BRIEF.
Word for word, print each line of the listing below; pictures stay out.

SOURCE DATA.

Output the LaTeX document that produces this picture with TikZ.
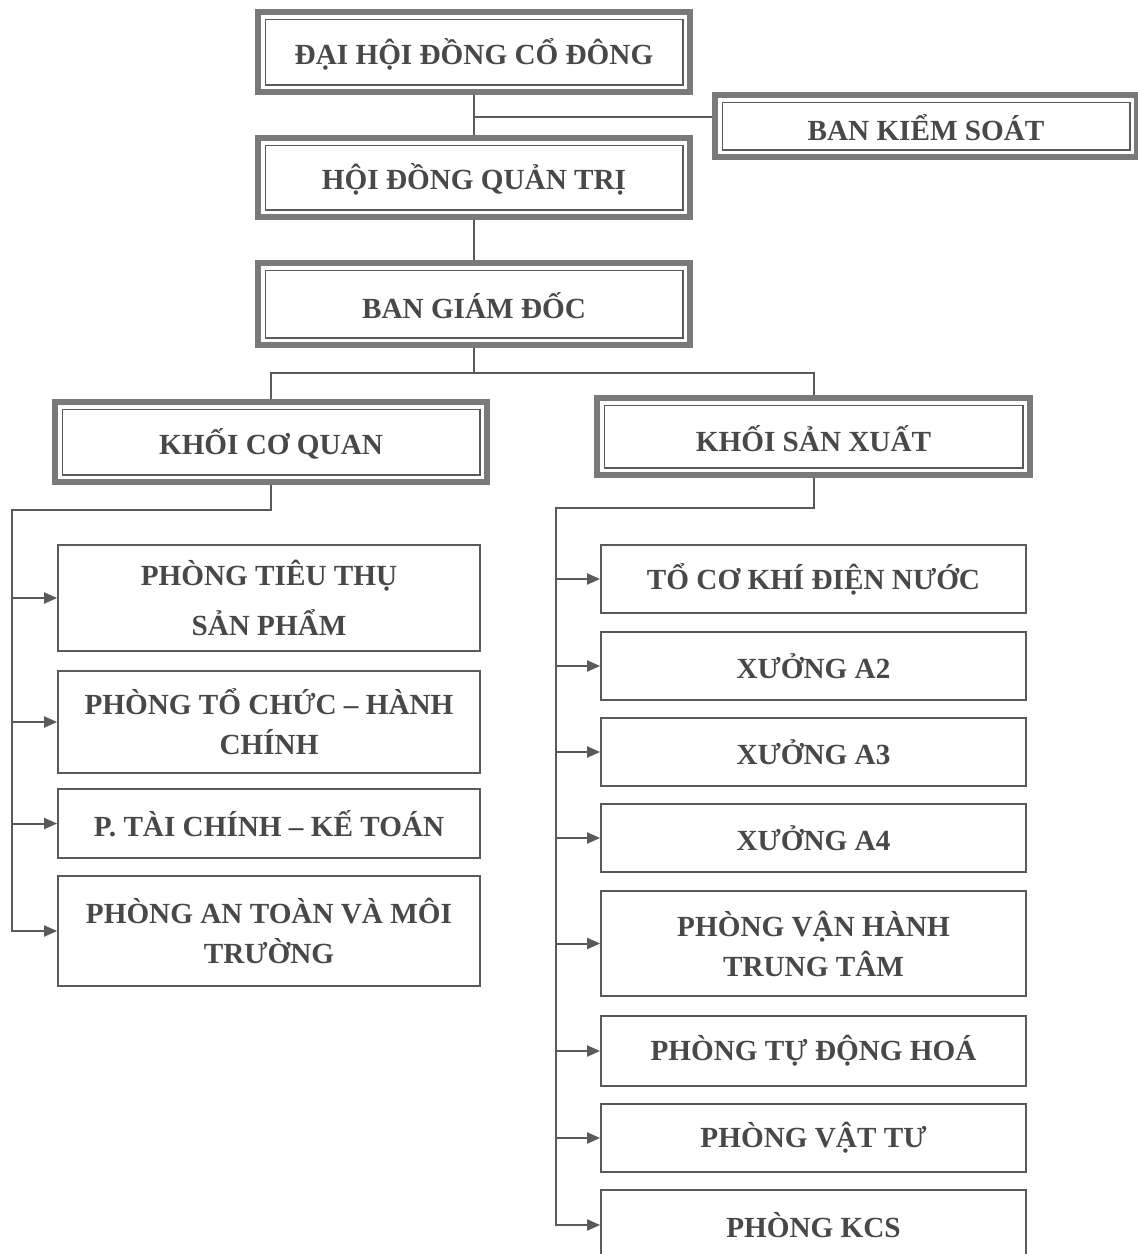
\documentclass[tikz,border=0pt]{standalone}
\usepackage{fontspec}
\setmainfont{Liberation Serif}
\usetikzlibrary{arrows.meta,calc}
\definecolor{ink}{HTML}{484848}
\definecolor{ln}{HTML}{5A5A5A}
\definecolor{lnb}{HTML}{7A7A7A}
\begin{document}
\begin{tikzpicture}[x=0.5pt,y=-0.5pt,
  txt/.style={font=\fontsize{14.6}{20}\selectfont\bfseries, text=ink, align=center, inner sep=0pt},
  sbox/.style={txt, draw=ln, line width=0.9pt},
  dbox/.style={txt, draw=lnb, line width=2.6pt, text height=15pt,
    path picture={\draw[ln,line width=0.7pt]
      ([shift={(3.6pt,-3.6pt)}]path picture bounding box.north west) rectangle
      ([shift={(-3.6pt,3.6pt)}]path picture bounding box.south east);}},
  conn/.style={draw=ln, line width=1pt},
  arr/.style={conn, -{Triangle[length=6.5pt,width=5.5pt,fill=ln]}}]
\useasboundingbox[fill=white] (0,0) rectangle (1137,1254);
% top part
\node[dbox, minimum width=216pt, minimum height=40pt] (dh) at (474,52) {ĐẠI HỘI ĐỒNG CỔ ĐÔNG};
\node[dbox, minimum width=211pt, minimum height=31pt] (bks) at (926,126) {BAN KIỂM SOÁT};
\node[dbox, minimum width=216pt, minimum height=39.5pt] (hdqt) at (474,177.5) {HỘI ĐỒNG QUẢN TRỊ};
\node[dbox, minimum width=216pt, minimum height=41pt] (bgd) at (474,304) {BAN GIÁM ĐỐC};
\node[dbox, minimum width=216pt, minimum height=40pt] (kcq) at (271,442) {KHỐI CƠ QUAN};
\node[dbox, minimum width=216.5pt, minimum height=38.5pt] (ksx) at (813.5,436.5) {KHỐI SẢN XUẤT};
% left column
\node[sbox, minimum width=211pt, minimum height=53pt] (l1) at (269,598) {PHÒNG TIÊU THỤ\\[5pt]SẢN PHẨM};
\node[sbox, minimum width=211pt, minimum height=51pt] (l2) at (269,722) {PHÒNG TỔ CHỨC – HÀNH\\CHÍNH};
\node[sbox, minimum width=211pt, minimum height=34.5pt] (l3) at (269,823.5) {P. TÀI CHÍNH – KẾ TOÁN};
\node[sbox, minimum width=211pt, minimum height=55pt] (l4) at (269,931) {PHÒNG AN TOÀN VÀ MÔI\\TRƯỜNG};
% right column
\node[sbox, minimum width=212.5pt, minimum height=34pt] (r1) at (813.5,579) {TỔ CƠ KHÍ ĐIỆN NƯỚC};
\node[sbox, minimum width=212.5pt, minimum height=34pt] (r2) at (813.5,666) {XƯỞNG A2};
\node[sbox, minimum width=212.5pt, minimum height=34pt] (r3) at (813.5,752) {XƯỞNG A3};
\node[sbox, minimum width=212.5pt, minimum height=34pt] (r4) at (813.5,838) {XƯỞNG A4};
\node[sbox, minimum width=212.5pt, minimum height=52.5pt] (r5) at (813.5,943.5) {PHÒNG VẬN HÀNH\\TRUNG TÂM};
\node[sbox, minimum width=212.5pt, minimum height=35pt] (r6) at (813.5,1051) {PHÒNG TỰ ĐỘNG HOÁ};
\node[sbox, minimum width=212.5pt, minimum height=34pt] (r7) at (813.5,1138) {PHÒNG VẬT TƯ};
\node[sbox, minimum width=212.5pt, minimum height=35pt] (r8) at (813.5,1225) {PHÒNG KCS};
% connectors
\coordinate (j1) at (474,117);
\coordinate (j2) at (474,373);
\coordinate (lb) at (12,510);
\coordinate (rb) at (556,508);
\draw[conn] (dh.south) -- (hdqt.north);
\draw[conn] (j1) -- (j1 -| bks.west);
\draw[conn] (hdqt.south) -- (bgd.north);
\draw[conn] (bgd.south) -- (j2);
\draw[conn] (kcq.north) |- (j2) -| (ksx.north);
\draw[conn] (kcq.south) |- (lb) -- (lb |- l4.west);
\foreach \n in {l1,l2,l3,l4} \draw[arr] (lb) |- (\n.west);
\draw[conn] (ksx.south) |- (rb) -- (rb |- r8.west);
\foreach \n in {r1,r2,r3,r4,r5,r6,r7,r8} \draw[arr] (rb) |- (\n.west);
\end{tikzpicture}
\end{document}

RESPONSE.
Output the LaTeX document that produces this picture with TikZ.
\documentclass[tikz,border=0pt]{standalone}
\usepackage{fontspec}
\setmainfont{Liberation Serif}
\usetikzlibrary{arrows.meta,calc}
\definecolor{ink}{HTML}{484848}
\definecolor{ln}{HTML}{5A5A5A}
\definecolor{lnb}{HTML}{7A7A7A}
\begin{document}
\begin{tikzpicture}[x=0.5pt,y=-0.5pt,
  txt/.style={font=\fontsize{14.6}{20}\selectfont\bfseries, text=ink, align=center, inner sep=0pt},
  sbox/.style={txt, draw=ln, line width=0.9pt},
  dbox/.style={txt, draw=lnb, line width=2.6pt, text height=15pt,
    path picture={\draw[ln,line width=0.7pt]
      ([shift={(3.6pt,-3.6pt)}]path picture bounding box.north west) rectangle
      ([shift={(-3.6pt,3.6pt)}]path picture bounding box.south east);}},
  conn/.style={draw=ln, line width=1pt},
  arr/.style={conn, -{Triangle[length=6.5pt,width=5.5pt,fill=ln]}}]
\useasboundingbox[fill=white] (0,0) rectangle (1137,1254);
% top part
\node[dbox, minimum width=216pt, minimum height=40pt] (dh) at (474,52) {ĐẠI HỘI ĐỒNG CỔ ĐÔNG};
\node[dbox, minimum width=211pt, minimum height=31pt] (bks) at (926,126) {BAN KIỂM SOÁT};
\node[dbox, minimum width=216pt, minimum height=39.5pt] (hdqt) at (474,177.5) {HỘI ĐỒNG QUẢN TRỊ};
\node[dbox, minimum width=216pt, minimum height=41pt] (bgd) at (474,304) {BAN GIÁM ĐỐC};
\node[dbox, minimum width=216pt, minimum height=40pt] (kcq) at (271,442) {KHỐI CƠ QUAN};
\node[dbox, minimum width=216.5pt, minimum height=38.5pt] (ksx) at (813.5,436.5) {KHỐI SẢN XUẤT};
% left column
\node[sbox, minimum width=211pt, minimum height=53pt] (l1) at (269,598) {PHÒNG TIÊU THỤ\\[5pt]SẢN PHẨM};
\node[sbox, minimum width=211pt, minimum height=51pt] (l2) at (269,722) {PHÒNG TỔ CHỨC – HÀNH\\CHÍNH};
\node[sbox, minimum width=211pt, minimum height=34.5pt] (l3) at (269,823.5) {P. TÀI CHÍNH – KẾ TOÁN};
\node[sbox, minimum width=211pt, minimum height=55pt] (l4) at (269,931) {PHÒNG AN TOÀN VÀ MÔI\\TRƯỜNG};
% right column
\node[sbox, minimum width=212.5pt, minimum height=34pt] (r1) at (813.5,579) {TỔ CƠ KHÍ ĐIỆN NƯỚC};
\node[sbox, minimum width=212.5pt, minimum height=34pt] (r2) at (813.5,666) {XƯỞNG A2};
\node[sbox, minimum width=212.5pt, minimum height=34pt] (r3) at (813.5,752) {XƯỞNG A3};
\node[sbox, minimum width=212.5pt, minimum height=34pt] (r4) at (813.5,838) {XƯỞNG A4};
\node[sbox, minimum width=212.5pt, minimum height=52.5pt] (r5) at (813.5,943.5) {PHÒNG VẬN HÀNH\\TRUNG TÂM};
\node[sbox, minimum width=212.5pt, minimum height=35pt] (r6) at (813.5,1051) {PHÒNG TỰ ĐỘNG HOÁ};
\node[sbox, minimum width=212.5pt, minimum height=34pt] (r7) at (813.5,1138) {PHÒNG VẬT TƯ};
\node[sbox, minimum width=212.5pt, minimum height=35pt] (r8) at (813.5,1225) {PHÒNG KCS};
% connectors
\coordinate (j1) at (474,117);
\coordinate (j2) at (474,373);
\coordinate (lb) at (12,510);
\coordinate (rb) at (556,508);
\draw[conn] (dh.south) -- (hdqt.north);
\draw[conn] (j1) -- (j1 -| bks.west);
\draw[conn] (hdqt.south) -- (bgd.north);
\draw[conn] (bgd.south) -- (j2);
\draw[conn] (kcq.north) |- (j2) -| (ksx.north);
\draw[conn] (kcq.south) |- (lb) -- (lb |- l4.west);
\foreach \n in {l1,l2,l3,l4} \draw[arr] (lb) |- (\n.west);
\draw[conn] (ksx.south) |- (rb) -- (rb |- r8.west);
\foreach \n in {r1,r2,r3,r4,r5,r6,r7,r8} \draw[arr] (rb) |- (\n.west);
\end{tikzpicture}
\end{document}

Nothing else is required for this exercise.